The United Postal Workers Union is sounding the alarm over a budget crisis, increased delivery times, and a standoff with the White House.
"The Postal Service is a joke," President Trump declared recently, rejecting the idea of a postal service bailout.
"The president is on record against vote-by-mail," Dimondstein added.
So the worry is that a Postal Service in crisis will not be able to handle an election that will rely largely on the mail.
"If there's not good access to vote by mail, tens of millions of people will be denied the right to vote," Dimondstein warned.
"California voters have a lot of experience with voting by mail," explained Kim Alexander, President of the California Voter Foundation. "In the March primary over 70% of our voters cast vote by mail ballots"

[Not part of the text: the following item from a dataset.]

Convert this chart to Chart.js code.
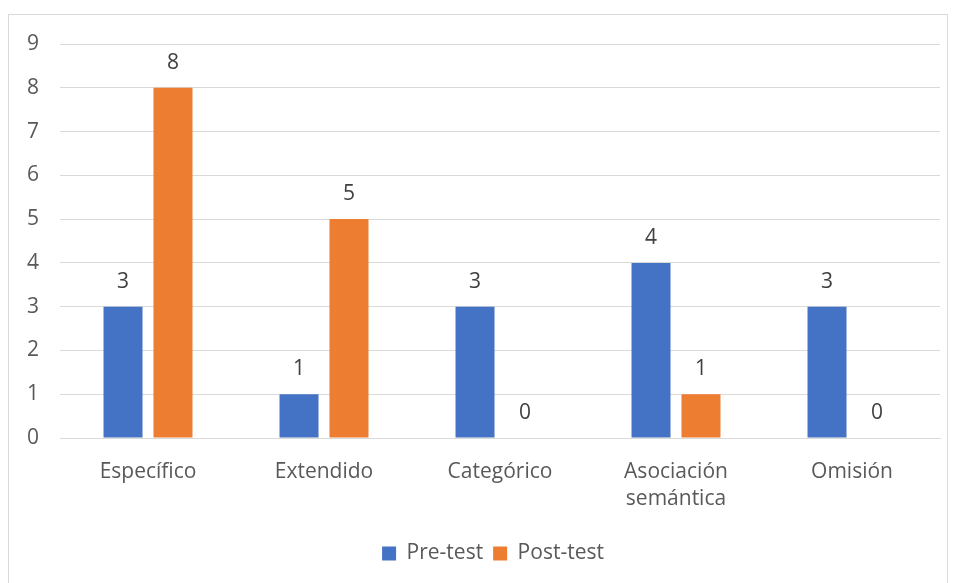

Alexander says that should be reassuring news for Californians, but there is still confusion in the state, as evidenced by the 100,000 rejected ballots.
"You know, the confusing thing for some folks as we call this a vote-by-mail ballot, but that's really about how it is arriving to you," Alexander said. "It's not necessarily how you have to return it."
If voters want to avoid the worry of a ballot stuck in the mail, they can just avoid the risk altogether. Any ballot drop-off site will work, and no postmark is needed.
"If you're going to send your ballot in through the mail," said Alexander, "plan to send it at least one week in advance."
Other states with less experience voting by mail could face steeper learning curves. One recent survey found that in Virginia, 5% of ballots were rejected because they were not postmarked in time. That's a significantly higher percentage than normally occurs in California.